A Pandemonium (of Underdeveloped Ideas)

1. Wild uproar
2. A chaotic situation

Was my thought process while writing the first draft of my researched argument. Although the topic of conversion therapy was something I was already familiar with, gathering research material and arranging them to support my ideas was an entirely different matter.

Psychiatric organizations have stated that conversion therapy is not a valid form of therapy because it violates the ethical guidelines of scientific experimentation. The purpose of psychoanalytic therapy is to help patients overcome trauma and develop a more positive mindset. Patients take charge of the session as they freely speak their mind. Conversion therapy, on the other hand, requires that the psychiatrist leads the “treatment.” They assert the idea that their feelings of attraction need to be fixed. Evidently, this sort of treatment is hardly a valid form of science, as it contradicts with the purpose of psychology and therapy.

With that context in mind, how was I going to write 2000+ words simply explaining this pseudo-scientific idea that could easily be done in half, maybe even less, the amount of required words?

Would I have to broaden my research? Focus on other examples of pseudosciences?

My question was answered during the peer review process. Members of my writing groups focused on unique and enthralling concepts. Those topics ranged from the heightened presence of Islamophobia within the recent years, development of AI technology, and the implementation of electric aircrafts. After reading their papers, I took one look at my own paper and thought, “this belongs in the trash.”

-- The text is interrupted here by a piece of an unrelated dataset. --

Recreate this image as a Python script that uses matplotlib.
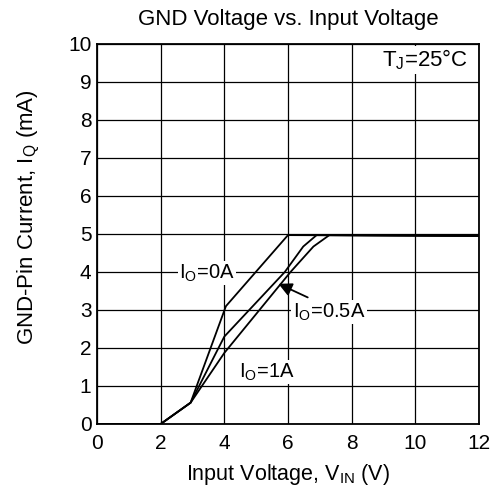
import matplotlib.pyplot as plt

plt.rcParams["font.family"] = ["Liberation Sans", "DejaVu Sans"]

# datos
vin_0a = [0, 2.0, 2.94, 4.05, 6.0, 12.0]
iq_0a = [0, 0, 0.56, 3.1, 4.97, 4.95]

vin_05a = [0, 2.0, 2.94, 4.0, 5.9, 6.48, 6.9, 12.0]
iq_05a = [0, 0, 0.56, 2.3, 4.0, 4.67, 4.97, 4.95]

vin_1a = [0, 2.0, 2.94, 4.0, 6.08, 6.8, 7.3, 12.0]
iq_1a = [0, 0, 0.56, 1.87, 4.0, 4.67, 4.97, 4.95]

xticks = [0, 2, 4, 6, 8, 10, 12]
yticks = list(range(0, 11))

fig = plt.figure(figsize=(4.96, 4.93), dpi=100)
ax = fig.add_axes([0.1956, 0.14, 0.77, 0.7708])

for x, y in [(vin_0a, iq_0a), (vin_05a, iq_05a), (vin_1a, iq_1a)]:
    ax.plot(x, y, color="black", linewidth=1.3, zorder=3)

ax.set_xlim(0, 12)
ax.set_ylim(0, 10)
ax.set_xticks(xticks)
ax.set_yticks(yticks)
ax.tick_params(labelsize=15, length=0)
ax.tick_params(axis="x", pad=7)
ax.tick_params(axis="y", pad=4)
ax.grid(True, color="black", linewidth=0.9)
for s in ax.spines.values():
    s.set_linewidth(1.3)

bbox = dict(facecolor="white", edgecolor="none", pad=1)
ax.text(3.46, 3.97, r"I$_\mathregular{O}$=0A", fontsize=14.5, ha="center",
        va="center", bbox=bbox, zorder=4)
ax.text(6.15, 2.95, r"I$_\mathregular{O}$=0.5A", fontsize=14.5, ha="left",
        va="center", bbox=bbox, zorder=4)
ax.text(4.45, 1.37, r"I$_\mathregular{O}$=1A", fontsize=14.5, ha="left",
        va="center", bbox=bbox, zorder=4)
ax.annotate("", xy=(5.62, 3.72), xytext=(6.7, 3.3),
            arrowprops=dict(arrowstyle="-|>", color="black", lw=1.3,
                            mutation_scale=20), zorder=5)
ax.text(11.65, 9.58, r"T$_\mathregular{J}$=25°C", fontsize=16, ha="right",
        va="center", bbox=bbox, zorder=4)

ax.set_title("GND Voltage vs. Input Voltage", fontsize=16, pad=14)
ax.set_xlabel(r"Input Voltage, V$_\mathregular{IN}$ (V)", fontsize=15.5, labelpad=7)
ax.set_ylabel(r"GND-Pin Current, I$_\mathregular{Q}$ (mA)", fontsize=16)
ax.yaxis.set_label_coords(-0.145, 0.545)

fig.savefig("out.png", dpi=100)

Although some of their ideas needed clarification and could be further enhanced, I noticed they included background information and how each of their respective topics developed over time. I, on the other hand, did not include sufficient background information; I assumed that my readers would not need background information on what psychoanalysis and experimentation are. Though sparsely mentioned, the historical and biblical context in relation to homosexuality that I included in one poorly-written paragraph seemed anti-climactic. It lacked an interesting topic sentence and was apparent that I paraphrased what I read in a history textbook. Marlon, one of my peers, suggested that I spend more time developing the body paragraphs as I put more effort into my introduction.